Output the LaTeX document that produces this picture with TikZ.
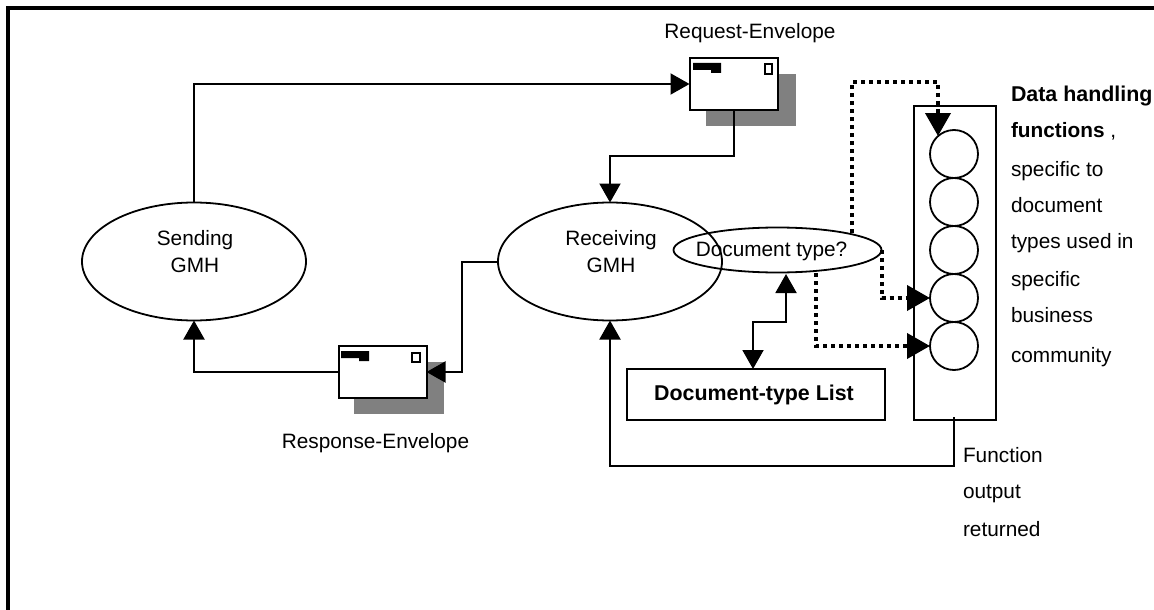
\documentclass[tikz,border=0pt]{standalone}
\usepackage{fontspec}
\setmainfont{Liberation Sans}
\usetikzlibrary{arrows.meta,shapes.geometric}
\tikzset{
    every node/.style={outer sep=0pt},
    line/.style={draw,line width=2pt},
    tip/.style={-{Triangle[length=19pt,width=21pt]}},
    tips/.style={{Triangle[length=19pt,width=21pt]}-{Triangle[length=19pt,width=21pt]}},
    dots/.style={draw,line width=4pt,dash pattern=on 4pt off 4pt,-{Triangle[length=23pt,width=25pt]}},
    oval/.style={draw,ellipse,line width=1.8pt,inner sep=0pt},
    func/.style={draw,circle,line width=1.8pt,minimum size=48pt,inner sep=0pt},
    envelope/.style={draw,line width=2pt,fill=white,minimum width=88pt,minimum height=52pt,inner sep=0pt},
    shadow/.style={fill=black!50},
    lbl/.style={inner sep=0pt,font=\fontsize{20.8pt}{27pt}\selectfont},
    side/.style={lbl,anchor=base west},
    boldlbl/.style={font=\fontsize{21.4pt}{27pt}\selectfont\bfseries},
}
\begin{document}
\begin{tikzpicture}[x=1pt,y=-1pt]
    \useasboundingbox (0,0) rectangle (1154,610);
    \draw[line width=4pt] (8,610) -- (8,8) -- (1154,8);
    % envelopes
    \fill[shadow] (706,74) rectangle (796,126);
    \node[envelope] (request) at (733.5,84) {};
    \fill (693,63) rectangle (721,70) (711,66) rectangle (721,73);
    \draw[line width=2pt] (764.5,64) rectangle (772,74);
    \fill[shadow] (354,362) rectangle (444,414);
    \node[envelope] (response) at (382.5,372) {};
    \fill (341,351) rectangle (369,358) (359,354) rectangle (369,361);
    \draw[line width=2pt] (412,353) rectangle (420,362);
    \node[lbl,anchor=base] (requestlabel) at (750,39) {Request-Envelope};
    \node[lbl,anchor=base] (responselabel) at (375.5,448) {Response-Envelope};
    % ovals
    \node[oval,minimum width=224pt,minimum height=118pt] (sending) at (194,261.5) {};
    \node[oval,minimum width=224pt,minimum height=118pt] (receiving) at (610,261.5) {};
    \node[oval,minimum width=208pt,minimum height=45pt] (doctype) at (777.5,250) {};
    \node[lbl,align=center] (sendingtext) at (195,252) {Sending\\GMH};
    \node[lbl,align=center] (receivingtext) at (611,252) {Receiving\\GMH};
    \node[lbl,anchor=base] (doctypetext) at (771.5,256) {Document type?};
    % list and functions
    \node[draw,line width=2pt,minimum width=258pt,minimum height=51pt,inner sep=0pt,boldlbl] (doclist) at (755.5,394.5) {};
    \node[lbl,boldlbl,anchor=base] (doclisttext) at (754,400) {Document-type List};
    \node[draw,line width=2pt,minimum width=82pt,minimum height=314pt] (funcbox) at (955,263) {};
    \foreach \i/\y in {1/154,2/202,3/250,4/298,5/346}
        \node[func] (func\i) at (954,\y) {};
    % text on the right
    \node[side,boldlbl] (t1) at (1011,102) {Data handling};
    \node[side] (t2) at (1011,137) {\textbf{functions} ,};
    \node[side] (t3) at (1011,176) {specific to};
    \node[side] (t4) at (1011,212) {document};
    \node[side] (t5) at (1011,248) {types used in};
    \node[side] (t6) at (1011,286) {specific};
    \node[side] (t7) at (1011,322) {business};
    \node[side] (t8) at (1011,362) {community};
    \node[side] (t9) at (963,462) {Function};
    \node[side] (t10) at (963,498) {output};
    \node[side] (t11) at (963,536) {returned};
    % connectors
    \draw[line,tip] (sending.north) |- (request.west);
    \coordinate (a1) at (733.5,156);
    \draw[line,tip] (request.south) -- (a1) -| (receiving.north);
    \coordinate (a2) at (462,261.5);
    \draw[line,tip] (receiving.west) -- (a2) |- (response.east);
    \draw[line,tip] (response.west) -| (sending.south);
    \coordinate (a3) at (786,322);
    \coordinate (a4) at (753,322);
    \coordinate (a6) at (786,274);
    \draw[line,tips] (a6) -- (a3) -- (a4) -- (doclist.north -| a4);
    \coordinate (a5) at (954,466);
    \coordinate (a7) at (954,417);
    \draw[line,tip] (a7) -- (a5) -| (receiving.south);
    % dotted ones
    \coordinate (d0) at (852,233);
    \coordinate (d1) at (852,82);
    \coordinate (d2) at (938,82);
    \coordinate (d3) at (938,136);
    \draw[dots] (d0) -- (d1) -- (d2) -- (d3);
    \draw[dots] (doctype.east) |- (func4.west);
    \coordinate (d4) at (816,273);
    \draw[dots] (d4) |- (func5.west);
\end{tikzpicture}
\end{document}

—————

> Goal of the exercise
Reproduce every line above as written, skipping pictures.

> Answer for the task
Output the LaTeX document that produces this picture with TikZ.
\documentclass[tikz,border=0pt]{standalone}
\usepackage{fontspec}
\setmainfont{Liberation Sans}
\usetikzlibrary{arrows.meta,shapes.geometric}
\tikzset{
    every node/.style={outer sep=0pt},
    line/.style={draw,line width=2pt},
    tip/.style={-{Triangle[length=19pt,width=21pt]}},
    tips/.style={{Triangle[length=19pt,width=21pt]}-{Triangle[length=19pt,width=21pt]}},
    dots/.style={draw,line width=4pt,dash pattern=on 4pt off 4pt,-{Triangle[length=23pt,width=25pt]}},
    oval/.style={draw,ellipse,line width=1.8pt,inner sep=0pt},
    func/.style={draw,circle,line width=1.8pt,minimum size=48pt,inner sep=0pt},
    envelope/.style={draw,line width=2pt,fill=white,minimum width=88pt,minimum height=52pt,inner sep=0pt},
    shadow/.style={fill=black!50},
    lbl/.style={inner sep=0pt,font=\fontsize{20.8pt}{27pt}\selectfont},
    side/.style={lbl,anchor=base west},
    boldlbl/.style={font=\fontsize{21.4pt}{27pt}\selectfont\bfseries},
}
\begin{document}
\begin{tikzpicture}[x=1pt,y=-1pt]
    \useasboundingbox (0,0) rectangle (1154,610);
    \draw[line width=4pt] (8,610) -- (8,8) -- (1154,8);
    % envelopes
    \fill[shadow] (706,74) rectangle (796,126);
    \node[envelope] (request) at (733.5,84) {};
    \fill (693,63) rectangle (721,70) (711,66) rectangle (721,73);
    \draw[line width=2pt] (764.5,64) rectangle (772,74);
    \fill[shadow] (354,362) rectangle (444,414);
    \node[envelope] (response) at (382.5,372) {};
    \fill (341,351) rectangle (369,358) (359,354) rectangle (369,361);
    \draw[line width=2pt] (412,353) rectangle (420,362);
    \node[lbl,anchor=base] (requestlabel) at (750,39) {Request-Envelope};
    \node[lbl,anchor=base] (responselabel) at (375.5,448) {Response-Envelope};
    % ovals
    \node[oval,minimum width=224pt,minimum height=118pt] (sending) at (194,261.5) {};
    \node[oval,minimum width=224pt,minimum height=118pt] (receiving) at (610,261.5) {};
    \node[oval,minimum width=208pt,minimum height=45pt] (doctype) at (777.5,250) {};
    \node[lbl,align=center] (sendingtext) at (195,252) {Sending\\GMH};
    \node[lbl,align=center] (receivingtext) at (611,252) {Receiving\\GMH};
    \node[lbl,anchor=base] (doctypetext) at (771.5,256) {Document type?};
    % list and functions
    \node[draw,line width=2pt,minimum width=258pt,minimum height=51pt,inner sep=0pt,boldlbl] (doclist) at (755.5,394.5) {};
    \node[lbl,boldlbl,anchor=base] (doclisttext) at (754,400) {Document-type List};
    \node[draw,line width=2pt,minimum width=82pt,minimum height=314pt] (funcbox) at (955,263) {};
    \foreach \i/\y in {1/154,2/202,3/250,4/298,5/346}
        \node[func] (func\i) at (954,\y) {};
    % text on the right
    \node[side,boldlbl] (t1) at (1011,102) {Data handling};
    \node[side] (t2) at (1011,137) {\textbf{functions} ,};
    \node[side] (t3) at (1011,176) {specific to};
    \node[side] (t4) at (1011,212) {document};
    \node[side] (t5) at (1011,248) {types used in};
    \node[side] (t6) at (1011,286) {specific};
    \node[side] (t7) at (1011,322) {business};
    \node[side] (t8) at (1011,362) {community};
    \node[side] (t9) at (963,462) {Function};
    \node[side] (t10) at (963,498) {output};
    \node[side] (t11) at (963,536) {returned};
    % connectors
    \draw[line,tip] (sending.north) |- (request.west);
    \coordinate (a1) at (733.5,156);
    \draw[line,tip] (request.south) -- (a1) -| (receiving.north);
    \coordinate (a2) at (462,261.5);
    \draw[line,tip] (receiving.west) -- (a2) |- (response.east);
    \draw[line,tip] (response.west) -| (sending.south);
    \coordinate (a3) at (786,322);
    \coordinate (a4) at (753,322);
    \coordinate (a6) at (786,274);
    \draw[line,tips] (a6) -- (a3) -- (a4) -- (doclist.north -| a4);
    \coordinate (a5) at (954,466);
    \coordinate (a7) at (954,417);
    \draw[line,tip] (a7) -- (a5) -| (receiving.south);
    % dotted ones
    \coordinate (d0) at (852,233);
    \coordinate (d1) at (852,82);
    \coordinate (d2) at (938,82);
    \coordinate (d3) at (938,136);
    \draw[dots] (d0) -- (d1) -- (d2) -- (d3);
    \draw[dots] (doctype.east) |- (func4.west);
    \coordinate (d4) at (816,273);
    \draw[dots] (d4) |- (func5.west);
\end{tikzpicture}
\end{document}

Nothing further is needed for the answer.